Horses also don’t need maintenance parts to be shipped from the other side of Germany (to be found not to be the right kind when the crate is opened). Finally, horses make other horses. Trucks don’t make other trucks :D.
All armies were, at the time. Not on the actual front, of course (then again, there’s those Polish lancers…), but as a logistic asset ? You bet. It’s cheap, it works, it’s already there. That’s three strikes in the horse/mule favour.
To address the OP: not a disaster, no. The Nazis could certainly have learned a lot more from it than they did, such as proper winterisation - if they’d conceived that they wouldn’t win before winter. The Russians learned more from it than the Germans did, no doubt.
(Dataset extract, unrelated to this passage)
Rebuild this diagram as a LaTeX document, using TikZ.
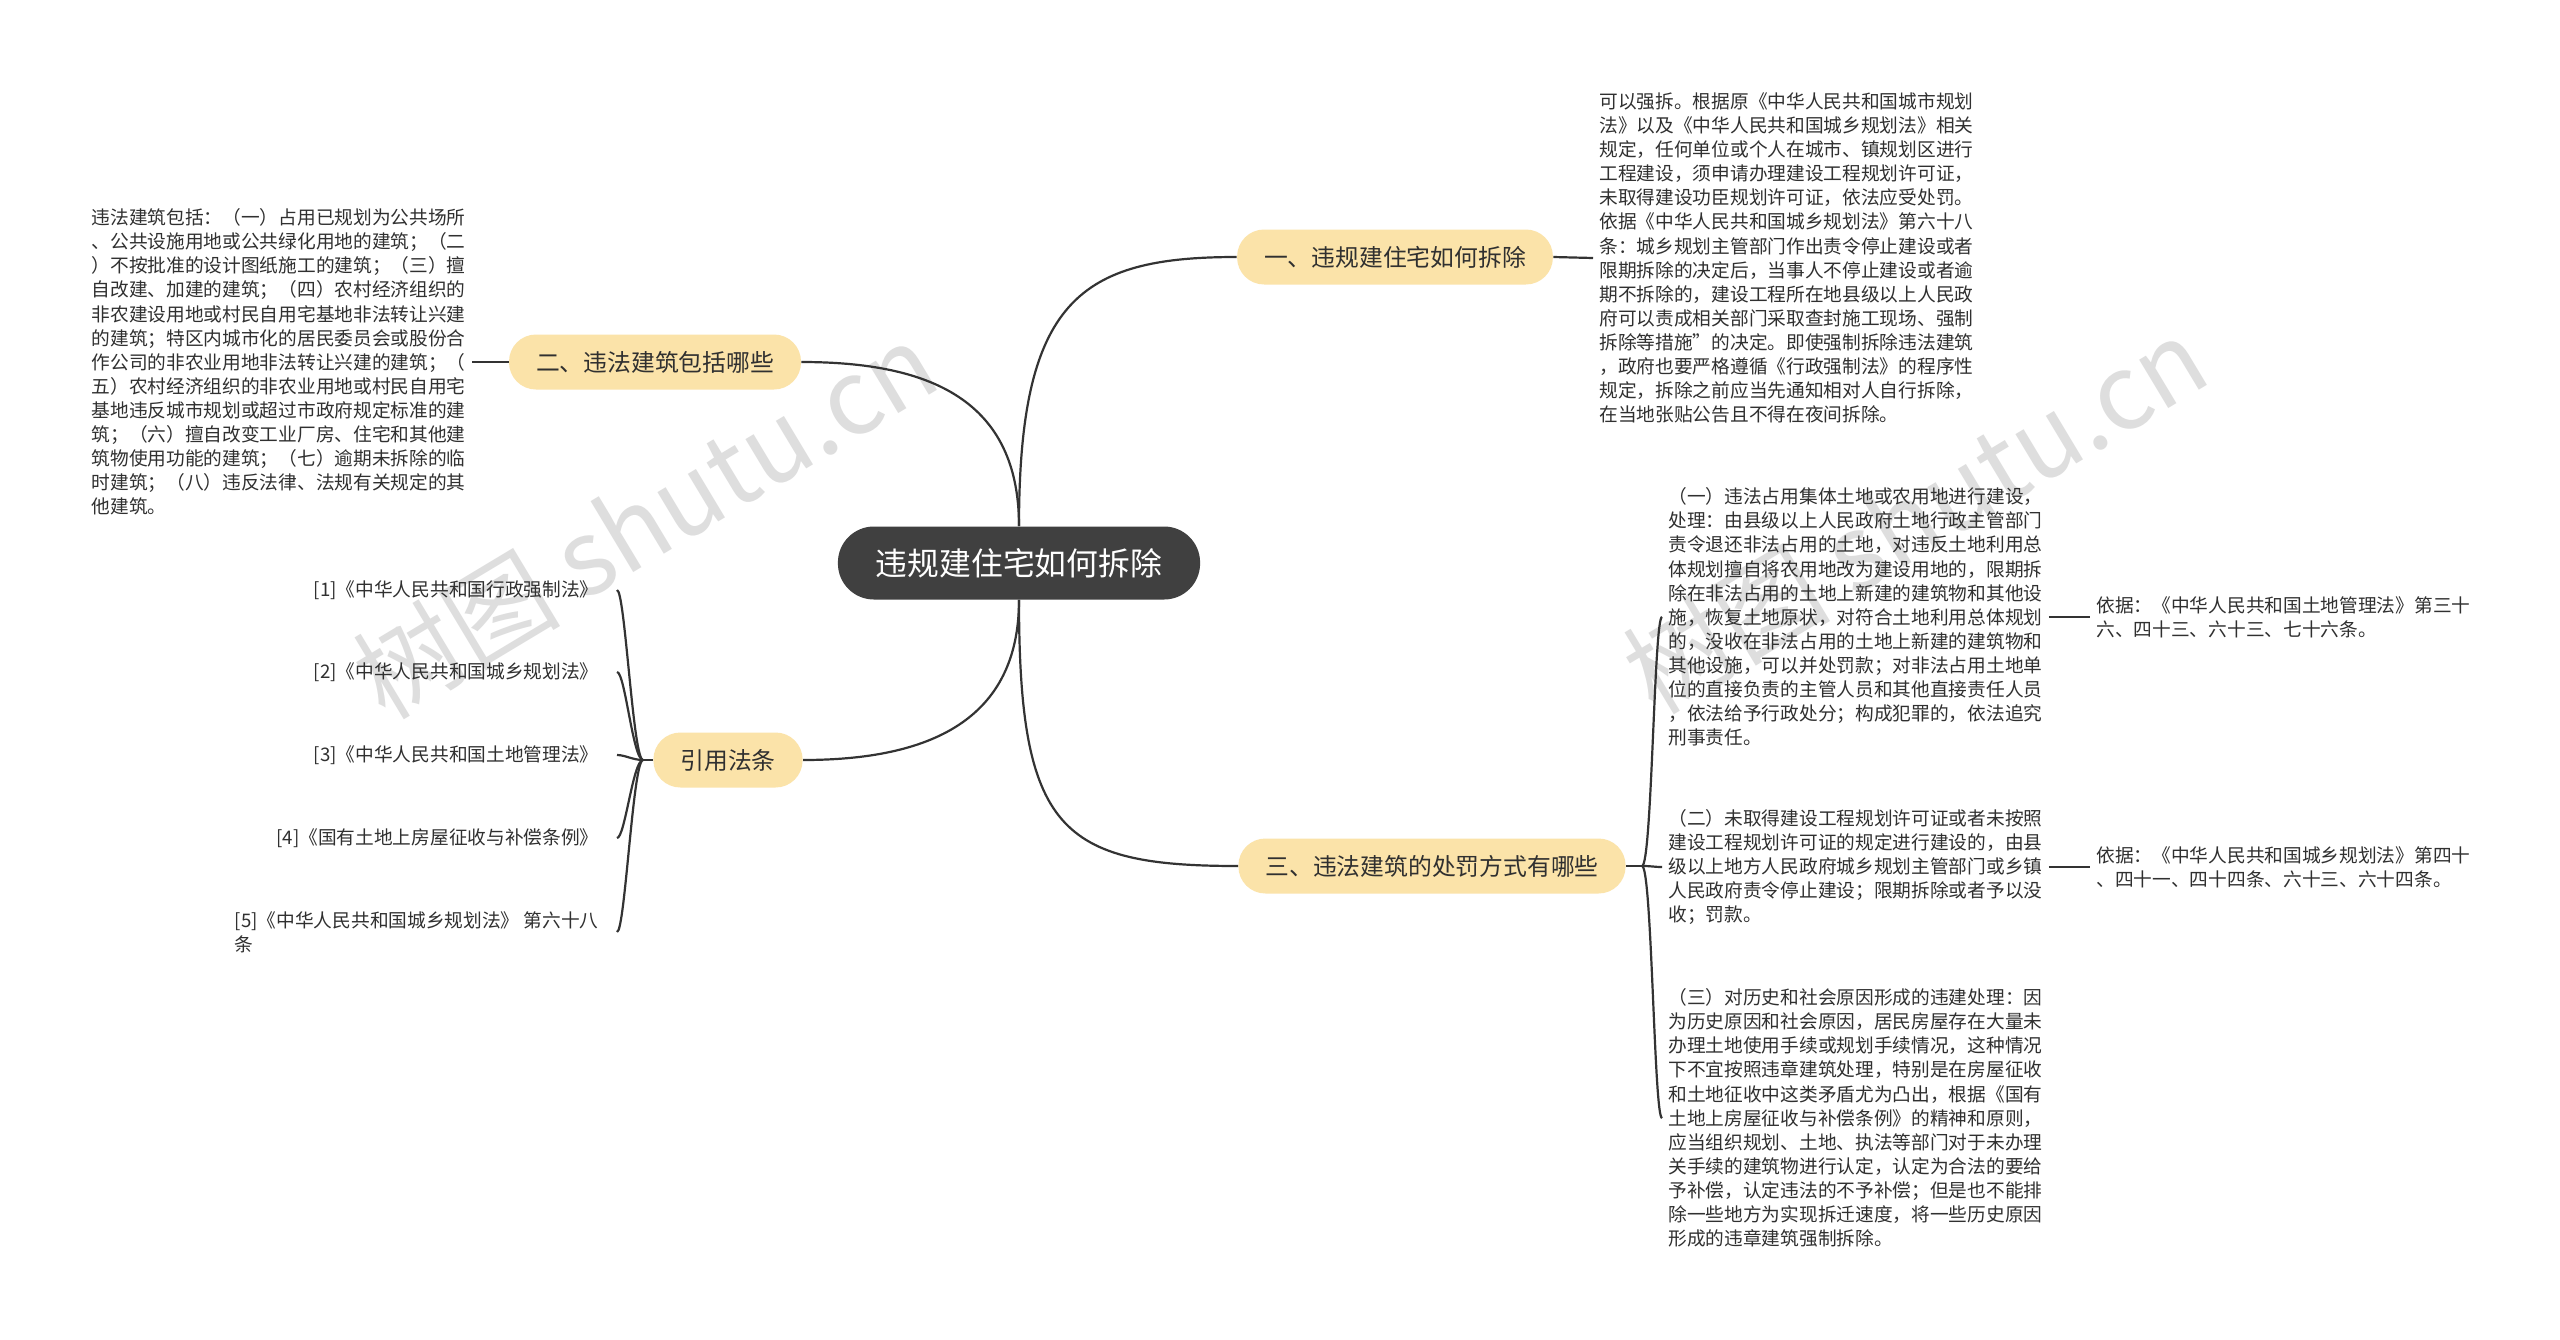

One upside for the Germans was it meant they had the Finns on their side, more or less, and that held a lot of Russian troops away from the main front. Once Leningrad was surrounded the Finns were part of that - they may not have very actively prosecuted the siege but they didn’t let supplies through their side either.
No, the 1944/5 British Army was the only fully mechanised army in the war. But yes, all armies use animal transport where it helped. I think the point here is the Germans used it in Russia because they had to, suitable or not - every truck meant 1 fewer tank, more or less.
Not at all. The choice wasn’t horses or trucks, it was horses or nothing. Yes horses have to carry (or forage for) their feed, but their feed was reasonably easy to grow or come across as they advanced. Oil, not so much.
I’d say the Polish–Soviet War (1919–1921) was more of an influence on Hitler’s thinking than the Finnish war. Polish–Soviet War - Wikipedia
Poland demolished the Soviet invasion. They not only kicked the Soviets out of Poland, they took and kept large amounts of formerly Soviet territory.
This is the same Poland that, 18 years later, collapsed in 5 weeks when attacked by Nazi Germany. It’s also worth mentioning that J Stalin was in charge of a large Soviet Army group in the Polish–Soviet War and proved himself to be a terrible general.
The humiliation that the Poles gave the USSR was the biggest reason that, during and after WW2, the Soviets treated the Poles just as badly as the Nazis did. The Katyn massacre was direct revenge for that defeat.
It’s kind of a forgotten conflict now, but I feel certain that it made a big impression on Hitler at the time, and played a major role in forming Hitler’s opinion of Soviet fighting ability: humiliated by Poland.